The stream of disasters to hit Indonesia since 2004 is hurting the president's popularity, with many seeing the calamities as a sign mystical powers are angry with him, according to an opinion poll released yesterday.
"The public are beginning to interpret the disasters in a mystical, irrational and spiritual way," said Denny, the director of the respected Indonesian Survey Institute.
"This belief is slowly beginning to be taken up by the majority, and will hurt Susilo Bambang Yudhoyono's re-election chances in 2009," he said in a statement.
The poll surveyed 400 randomly chosen people in areas of Java island hit by the May 27th earthquake in the weeks following the disaster. It had a margin of error of around 4.8 percent, the institute said.
Since Yudhoyono took office in 2004, Indonesia has been hit by three tsunami -- including the Asian 2004 killer wave -- two earthquakes, a major volcanic eruption, dozens of floods and landslides, as well as a jetliner crash and several boat sinkings.
The poll showed that 78 percent of people thought the disasters were nature's warning to Indonesia as whole, while 52.5 percent saw them as a "warning or a sign of nature's anger at the leader or the government of Indonesia."
Meanwhile, aid efforts for tsunami survivors intensified yesterday, a day after another tsunami alert triggered panic in Java.

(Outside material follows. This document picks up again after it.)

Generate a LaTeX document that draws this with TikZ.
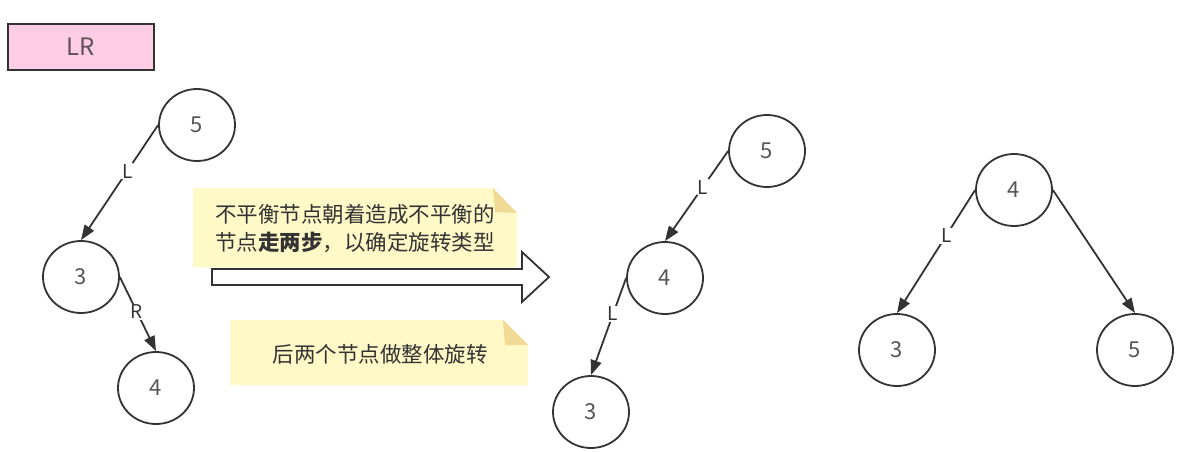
\documentclass[tikz,border=0pt]{standalone}
\usepackage{fontspec}
\setmainfont{Noto Sans CJK SC}
\usetikzlibrary{arrows.meta,shapes.geometric}
\definecolor{ink}{RGB}{51,51,51}
\definecolor{numgray}{RGB}{85,85,85}
\definecolor{lrpink}{RGB}{255,204,230}
\definecolor{notefill}{RGB}{255,249,200}
\definecolor{notefold}{RGB}{240,218,150}

\begin{document}
\begin{tikzpicture}[x=1pt,y=-1pt,
    tnode/.style={draw=ink, line width=1.8pt, ellipse, minimum width=76pt, minimum height=72pt,
      text=numgray, font=\fontsize{22}{26}\selectfont},
    tedge/.style={draw=ink, line width=1.8pt, -{Triangle[length=15pt,width=11pt]}},
    elabel/.style={fill=white, inner sep=1pt, text=ink, font=\fontsize{19}{22}\selectfont},
    notetext/.style={text=ink, align=center, font=\fontsize{21.5}{28}\selectfont}]
  \useasboundingbox (0,0) rectangle (1185,452);

  \node[draw=ink, line width=1.6pt, fill=lrpink, minimum width=146pt, minimum height=46pt,
    text=ink!80!lrpink, font=\fontsize{24}{26}\selectfont] (lr) at (81,47) {LR};

  % before
  \node[tnode] (a5) at (197,125) {5};
  \node[tnode] (a3) at (81,277) {3};
  \node[tnode] (a4) at (156,388) {4};
  \draw[tedge] (a5.west) -- node[elabel, pos=.4] {L} (a3.north);
  \draw[tedge] (a3.east) -- node[elabel, pos=.47] {R} (a4.north);

  % notes
  \fill[notefill] (193,188) -- (493,188) -- (517,213) -- (517,267) -- (193,267) -- cycle;
  \fill[notefold] (493,188) -- (517,213) -- (495,212) -- cycle;
  \node[notetext] (note1) at (355,229) {不平衡节点朝着造成不平衡的\\节点\textbf{走两步}，以确定旋转类型};
  \fill[notefill] (230,320) -- (503,320) -- (528,345) -- (528,385) -- (230,385) -- cycle;
  \fill[notefold] (503,320) -- (528,345) -- (505,345) -- cycle;
  \node[notetext] (note2) at (380,354) {后两个节点做整体旋转};

  \draw[ink, line width=1.8pt, fill=white] (212,269) -- (522,269) -- (522,252) -- (549,277)
    -- (522,302) -- (522,285) -- (212,285) -- cycle;

  % after one step
  \node[tnode] (b5) at (767,151) {5};
  \node[tnode] (b4) at (665,278) {4};
  \node[tnode] (b3) at (591,412) {3};
  \draw[tedge] (b5.west) -- node[elabel, pos=.4] {L} (b4.north);
  \draw[tedge] (b4.west) -- node[elabel, pos=.37] {L} (b3.north);

  % balanced
  \node[tnode] (c4) at (1014,190) {4};
  \node[tnode] (c3) at (897,350) {3};
  \node[tnode] (c5) at (1135,350) {5};
  \draw[tedge] (c4.west) -- node[elabel, pos=.37] {L} (c3.north);
  \draw[tedge] (c4.east) -- (c5.north);
\end{tikzpicture}
\end{document}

Search and rescue helicopters hovered along the battered coast of a small resort town, "which bore the brunt of the fury unleashed by Monday afternoon's tsunami along a 200km stretch of Java's south coast.
Nerves remain frayed after panicked residents rushed to higher ground on Wednesday, when rumors swirled of another impending wall of water.
Separately, residents on Java's west coast and Sumatra's south coast were told to be on alert Wednesday evening after a 6.2 magnitude quake struck under the Sunda Strait between the two islands.
While experts later said the quake had posed no threat, about two hours after it struck, water surged at Anyer beach on Java's southwest coast and entered a housing area, prompting people to flee to high ground, Koran Tempo newspaper reported.